Pro tip: Add a “Last Follow-Up Sent” column. It helps you keep track if you want to do more advanced stuff later.
Step 2: Install Yamm and connect it to your sheet
If you haven’t installed Yamm yet, do this now:
- Go to the Google Workspace Marketplace.
- Search for “Yet Another Mail Merge.”
- Click “Install” and follow the prompts.
Once installed:
- Open your lead sheet.
- Click “Extensions” → “Yet Another Mail Merge” → “Start Mail Merge.”
Yamm will prompt you to connect your Gmail account and authorize permissions. Yes, it needs access to send emails on your behalf. If you’re squeamish about privacy, read their policy. But it’s a legit, widely-used add-on—not some fly-by-night spam tool.
Step 3: Write your first email template
Yamm sends emails using drafts in your Gmail. Here’s how to make it work smoothly:
- Open Gmail.
- Write a new draft. Use placeholders for personalization, like
{{First Name}}
or{{Company}}
. Example:
Subject: Quick question, {{First Name}}
Hi {{First Name}},
Just checking in to see if you had a chance to look over my last email. Let me know if you have any questions.
Thanks, [Your Name]
- Save the draft. Keep it in your Drafts folder. Don’t send it.
What to watch out for: Don’t get too clever with personalization.
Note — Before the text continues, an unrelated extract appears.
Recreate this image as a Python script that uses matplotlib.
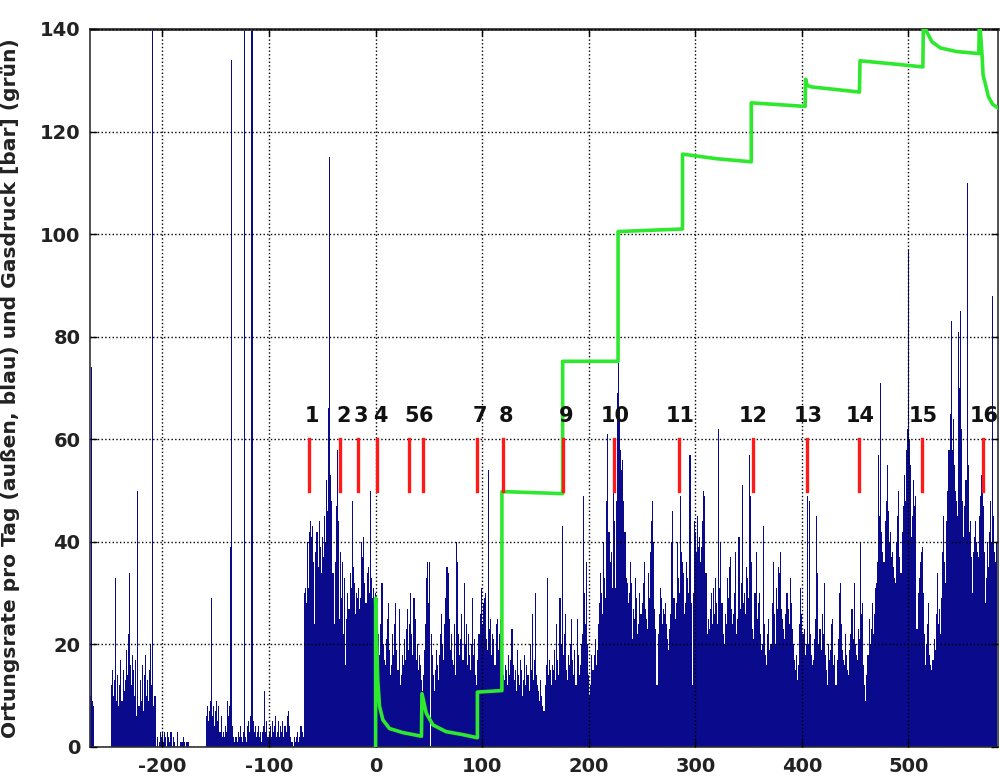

If your sheet doesn’t have a “Company” column but you use {{Company}}
in your email, Yamm will send out blank fields. Double-check your headers.
Step 4: Configure and launch your first mail merge
Back in your Google Sheet:
- Click “Extensions” → “Yet Another Mail Merge” → “Start Mail Merge.”
- Select the Gmail draft you just wrote as your template.
- Choose the columns for “To” (usually your Email column) and any custom fields.
- Set sender name if you want (optional).
- Test with a few rows first. (Always test! You don’t want to accidentally send 500 emails with “Hi ,”)
Yamm will send your emails from your Gmail account, one by one. This keeps things personal and reduces the chances of landing in spam.
Reality check: Google limits how many emails you can send per day. Regular Gmail is 50-100/day; Google Workspace is up to 1500/day. Don’t try to blast huge lists all at once, or you’ll get throttled or blocked.
Step 5: Automate your follow-up emails
Now for the real magic: follow-ups. Yamm can send automatic follow-up emails to people who don’t reply to your first message. Here’s how:
- Create a follow-up draft in Gmail.
- Write a new draft, just like before.
- Use the same placeholders.
-
Example:
Subject: Any updates, {{First Name}}?
Hi {{First Name}},
Just wanted to bump this to the top of your inbox in case you missed my last note. Happy to answer any questions.
Best, [Your Name]
-
Back in your sheet, start the mail merge again.
- Under Yamm’s settings, look for “Follow-up emails.”
- Choose your follow-up draft.
- Set the delay (e.g., 3 days after no reply).
-
Optionally, add more follow-up steps (but don’t go overboard—two is usually plenty).
-
Launch the campaign. Yamm will automatically check for replies and only send follow-ups to people who haven’t answered.
What works: - Short, polite reminders. - Spacing them a few days apart. - Stopping after 2-3 attempts (any more and you risk being annoying).
What doesn’t: - Sending daily nags—people will unsubscribe or mark you as spam. - Overly generic follow-ups (“Just circling back one more time!”). - Pretending to be someone else or using fake urgency.
Step 6: Track results and tweak as you go
Yamm adds columns to your sheet showing who opened, clicked, replied, or bounced. Use this data:
- Filter leads: Focus on folks who opened but didn’t reply—maybe they need a different approach.
- Update “Status”: Mark leads as “Responded,” “Not Interested,” etc. This helps you avoid bugging people who already said no.
- Tweak templates: If your open rates are bad, try new subject lines. If replies are low, change your call to action.
Ignore the hype: No tool guarantees a flood of deals. Automating follow-ups gets you more conversations, not instant sales. The real work still happens in your replies.
Pro tips and honest takes
- Keep it simple. The more steps you add, the more things can break. Start with one follow-up; add more later if you need.
- Don’t over-personalize. First name and maybe company is enough. The rest feels forced.
- Respect unsubscribes. If someone asks out, take them off your list. Yamm won’t do this automatically.
- Stay out of spam. Use your real email, send to real people, and don’t overdo it. Google watches for weird spikes in activity.
- Yamm is not a CRM. It’s a mail merge tool. Use it for sending, then update your real CRM as needed.
When Yamm isn’t enough
If you need true drip campaigns, automatic unsubscribes, or complex workflows, you’ll outgrow Yamm. At that point, look at proper sales automation tools—but expect to pay more and deal with more complexity.
For most small teams, though, Yamm + Sheets covers 80% of the problem without a big learning curve.
Wrapping up: Don’t overcomplicate it
Automating follow-ups isn’t sexy, but it works. With Yamm, you spend an hour setting things up, and you stop losing deals because you forgot to send that second email. Start simple, test your process, and tweak as needed. Don’t let the perfect be the enemy of done. The sooner you automate the boring stuff, the sooner you can focus on deals that actually matter.